What is required >> Leave out the images; return the rest of the data exactly.

──────────

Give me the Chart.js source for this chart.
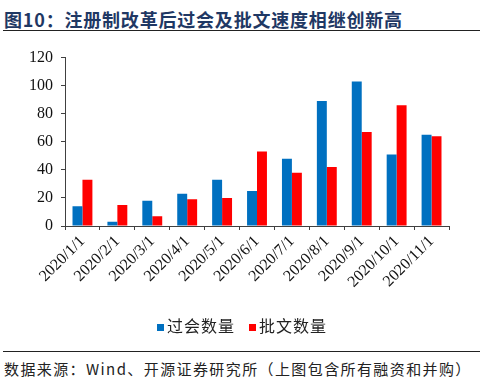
<!DOCTYPE html>
<html>
<head>
<meta charset="utf-8">
<script src="https://cdn.jsdelivr.net/npm/chart.js@4.4.0/dist/chart.umd.min.js"></script>
<style>
  html, body { margin: 0; padding: 0; background: #fff; }
  #page { position: relative; width: 500px; height: 392px; overflow: hidden; font-family: 'Noto Sans CJK SC', sans-serif; }
  #title { position: absolute; left: 4px; top: 6px; font-size: 18px; font-weight: bold; color: #1f3864; letter-spacing: 0.8px; white-space: nowrap; }
  .rule { position: absolute; left: 3px; width: 477px; height: 0; border-top: 1.5px solid #222; }
  #chartBox { position: absolute; left: 0; top: 40px; width: 460px; height: 300px; }
  #legend { position: absolute; top: 313px; left: 157px; font-size: 16px; color: #222; white-space: nowrap; letter-spacing: 1px; }
  #legend span.box { display: inline-block; width: 7px; height: 7px; margin-right: 3px; vertical-align: 1px; }
  #source { position: absolute; left: 4px; top: 358px; font-size: 15px; color: #222; white-space: nowrap; letter-spacing: 1.4px; }
</style>
</head>
<body>
<div id="page">
  <div id="title">图10：注册制改革后过会及批文速度相继创新高</div>
  <div class="rule" style="top:30px"></div>
  <div id="chartBox"><canvas id="barChart"></canvas></div>
  <div id="legend"></div>
  <div class="rule" style="top:351px"></div>
  <div id="source">数据来源：Wind、开源证券研究所（上图包含所有融资和并购）</div>
</div>
<script>
// chart data
const months = ['2020/1/1', '2020/2/1', '2020/3/1', '2020/4/1', '2020/5/1', '2020/6/1',
  '2020/7/1', '2020/8/1', '2020/9/1', '2020/10/1', '2020/11/1'];
const approvedCounts = [14, 3, 18, 23, 33, 25, 48, 89, 103, 51, 65];   // 过会数量
const licenseCounts = [33, 15, 7, 19, 20, 53, 38, 42, 67, 86, 64];     // 批文数量
const seriesNames = ['过会数量', '批文数量'];
const seriesColors = ['#0070c0', '#ff0000'];

// simple html legend so it sits where the original one does
const legendEl = document.getElementById('legend');
legendEl.innerHTML = seriesNames.map((name, i) =>
  `<span class="box" style="background:${seriesColors[i]}"></span>${name}`
).join('<span style="display:inline-block;width:14px"></span>');

const axisColor = '#404040';
const serif = "'Liberation Serif', 'Times New Roman', serif";

new Chart(document.getElementById('barChart'), {
  type: 'bar',
  data: {
    labels: months,
    datasets: [
      { label: seriesNames[0], data: approvedCounts, backgroundColor: seriesColors[0] },
      { label: seriesNames[1], data: licenseCounts, backgroundColor: seriesColors[1] }
    ]
  },
  options: {
    responsive: true,
    maintainAspectRatio: false,
    animation: false,
    categoryPercentage: 0.57,
    barPercentage: 1.0,
    layout: { padding: { top: 13, right: 11, bottom: 0, left: 0 } },
    plugins: {
      legend: { display: false },
      tooltip: { enabled: false }
    },
    scales: {
      x: {
        afterFit: scale => { scale.height = 114; },
        border: { color: axisColor, width: 1 },
        grid: { display: true, drawOnChartArea: false, tickLength: 4, color: axisColor, offset: true },
        ticks: {
          color: '#111',
          font: { family: serif, size: 16 },
          minRotation: 45,
          maxRotation: 45,
          autoSkip: false,
          padding: 2
        }
      },
      y: {
        min: 0,
        max: 120,
        afterFit: scale => { scale.width = 65; },
        border: { color: axisColor, width: 1 },
        grid: { display: true, drawOnChartArea: false, tickLength: 4, color: axisColor },
        ticks: {
          stepSize: 20,
          color: '#111',
          font: { family: serif, size: 16 },
          padding: 8
        }
      }
    }
  }
});
</script>
</body>
</html>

──────────

Response for this exercise >>
Give me the Chart.js source for this chart.
<!DOCTYPE html>
<html>
<head>
<meta charset="utf-8">
<script src="https://cdn.jsdelivr.net/npm/chart.js@4.4.0/dist/chart.umd.min.js"></script>
<style>
  html, body { margin: 0; padding: 0; background: #fff; }
  #page { position: relative; width: 500px; height: 392px; overflow: hidden; font-family: 'Noto Sans CJK SC', sans-serif; }
  #title { position: absolute; left: 4px; top: 6px; font-size: 18px; font-weight: bold; color: #1f3864; letter-spacing: 0.8px; white-space: nowrap; }
  .rule { position: absolute; left: 3px; width: 477px; height: 0; border-top: 1.5px solid #222; }
  #chartBox { position: absolute; left: 0; top: 40px; width: 460px; height: 300px; }
  #legend { position: absolute; top: 313px; left: 157px; font-size: 16px; color: #222; white-space: nowrap; letter-spacing: 1px; }
  #legend span.box { display: inline-block; width: 7px; height: 7px; margin-right: 3px; vertical-align: 1px; }
  #source { position: absolute; left: 4px; top: 358px; font-size: 15px; color: #222; white-space: nowrap; letter-spacing: 1.4px; }
</style>
</head>
<body>
<div id="page">
  <div id="title">图10：注册制改革后过会及批文速度相继创新高</div>
  <div class="rule" style="top:30px"></div>
  <div id="chartBox"><canvas id="barChart"></canvas></div>
  <div id="legend"></div>
  <div class="rule" style="top:351px"></div>
  <div id="source">数据来源：Wind、开源证券研究所（上图包含所有融资和并购）</div>
</div>
<script>
// chart data
const months = ['2020/1/1', '2020/2/1', '2020/3/1', '2020/4/1', '2020/5/1', '2020/6/1',
  '2020/7/1', '2020/8/1', '2020/9/1', '2020/10/1', '2020/11/1'];
const approvedCounts = [14, 3, 18, 23, 33, 25, 48, 89, 103, 51, 65];   // 过会数量
const licenseCounts = [33, 15, 7, 19, 20, 53, 38, 42, 67, 86, 64];     // 批文数量
const seriesNames = ['过会数量', '批文数量'];
const seriesColors = ['#0070c0', '#ff0000'];

// simple html legend so it sits where the original one does
const legendEl = document.getElementById('legend');
legendEl.innerHTML = seriesNames.map((name, i) =>
  `<span class="box" style="background:${seriesColors[i]}"></span>${name}`
).join('<span style="display:inline-block;width:14px"></span>');

const axisColor = '#404040';
const serif = "'Liberation Serif', 'Times New Roman', serif";

new Chart(document.getElementById('barChart'), {
  type: 'bar',
  data: {
    labels: months,
    datasets: [
      { label: seriesNames[0], data: approvedCounts, backgroundColor: seriesColors[0] },
      { label: seriesNames[1], data: licenseCounts, backgroundColor: seriesColors[1] }
    ]
  },
  options: {
    responsive: true,
    maintainAspectRatio: false,
    animation: false,
    categoryPercentage: 0.57,
    barPercentage: 1.0,
    layout: { padding: { top: 13, right: 11, bottom: 0, left: 0 } },
    plugins: {
      legend: { display: false },
      tooltip: { enabled: false }
    },
    scales: {
      x: {
        afterFit: scale => { scale.height = 114; },
        border: { color: axisColor, width: 1 },
        grid: { display: true, drawOnChartArea: false, tickLength: 4, color: axisColor, offset: true },
        ticks: {
          color: '#111',
          font: { family: serif, size: 16 },
          minRotation: 45,
          maxRotation: 45,
          autoSkip: false,
          padding: 2
        }
      },
      y: {
        min: 0,
        max: 120,
        afterFit: scale => { scale.width = 65; },
        border: { color: axisColor, width: 1 },
        grid: { display: true, drawOnChartArea: false, tickLength: 4, color: axisColor },
        ticks: {
          stepSize: 20,
          color: '#111',
          font: { family: serif, size: 16 },
          padding: 8
        }
      }
    }
  }
});
</script>
</body>
</html>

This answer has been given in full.